Sekiranya kita masih ingin jurusan PNF/PENMAS ini laku dijual dan diminati banyak orang, maka sudah kewajiban seluruh elemen yang ada di dalamnya harus berjuang membantu senior-senior kita. Ini adalah persoalan hidup dan matinya jurusan yang telah memberi kita pengalaman dan selembar ijazah formalitas. Jika kita menginginkan ijazah kita berguna, satu-satunya jalan adalah merevisi/menguatkan kembali beberapa regulasi pemerintah terkait PNF. Dan untuk seluruh alumni, jangan berkecil hati. Jika usulan kebijakan ini diperjuangkan secara masif, saya yakin telinga pemerintah akan terbuka lebar mendengarkan suara-suara ketidakadilan di negeri ini.

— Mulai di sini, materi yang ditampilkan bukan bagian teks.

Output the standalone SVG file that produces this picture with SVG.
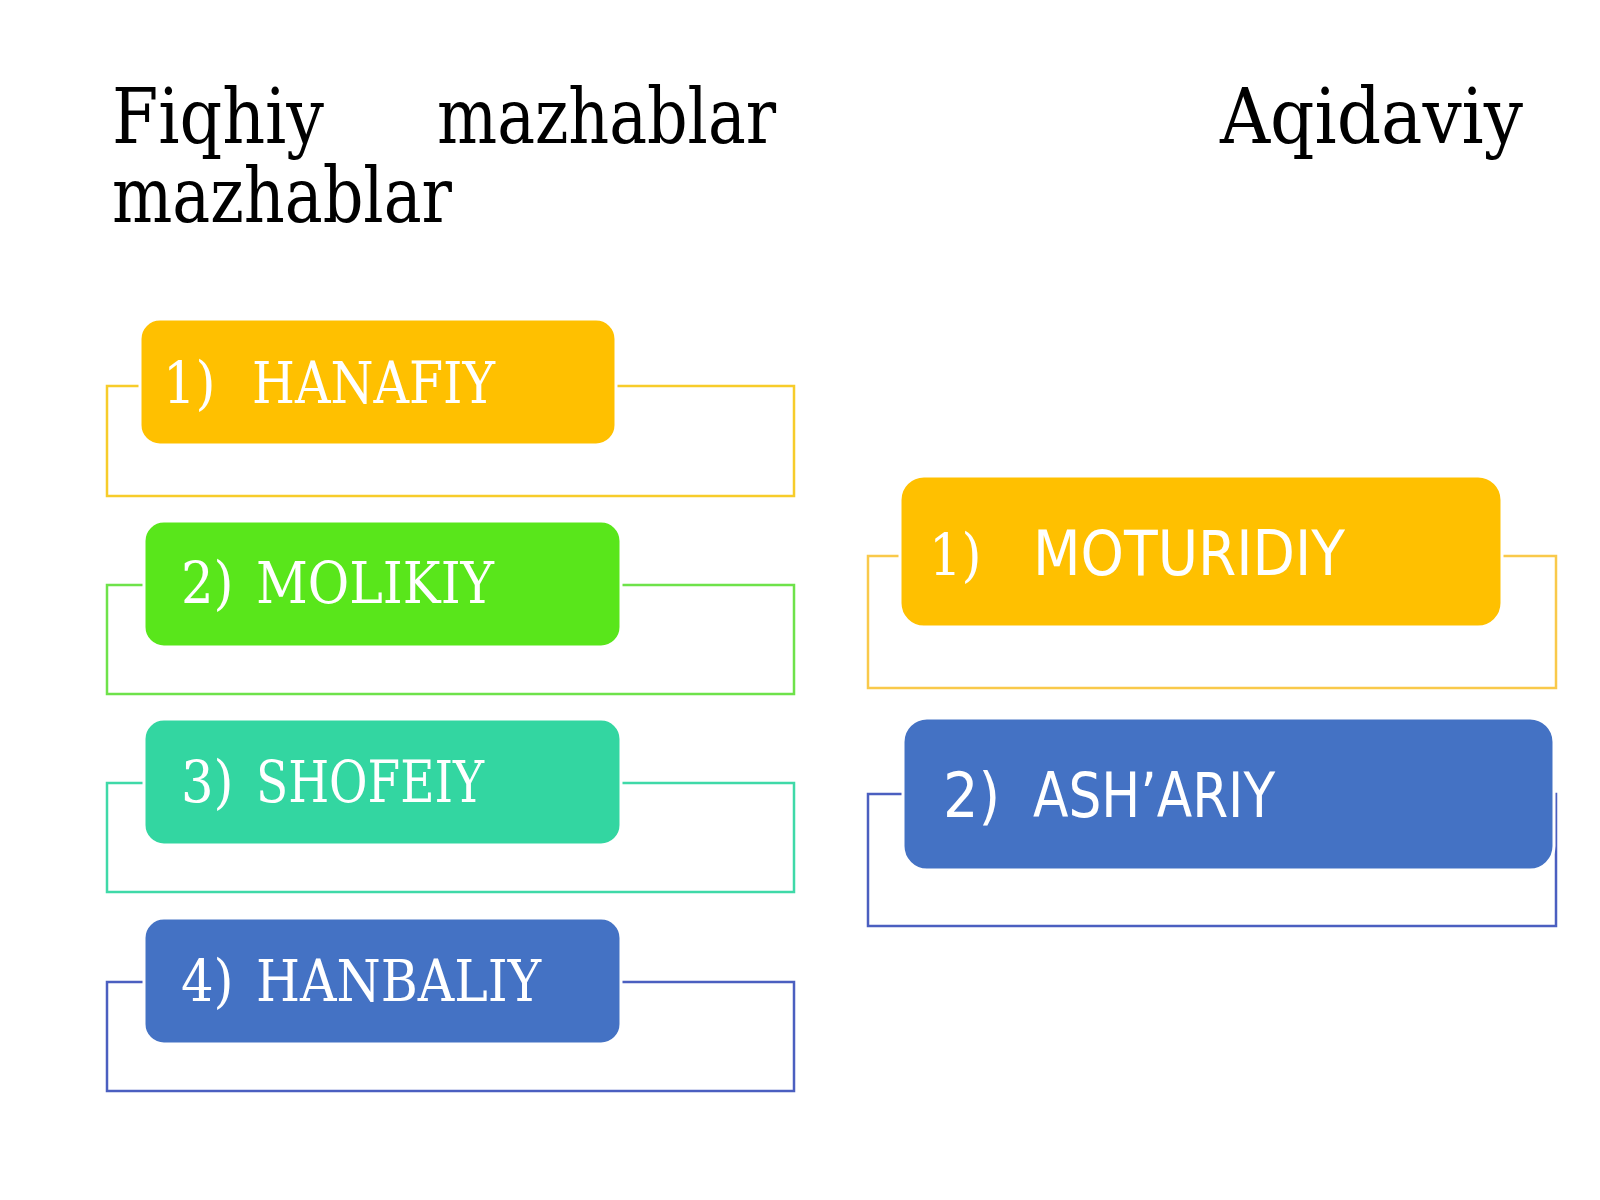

Suara-suara seperti suara saya ini sudah banyak digelorakan oleh pendahulu kita, tokoh sekaliber Prof. Dr. Hafid Abbas saja masih setia bersuara bahkan dengan tegas menyurati Menteri Pendayagunaan Aparatur Negara dan Reformasi Birokrasi (MENPAN-RB) mengatasnamakan institusi yang dipimpinnya yaitu Komisi Nasional Hak Asasi Manusia. Hal ini tersebut dilakukan karena Komnas HAM menilai terjadi pelanggaran hak asasi manusia dan ketidakadilan kebijakan yang dikeluarkan oleh pemerintah.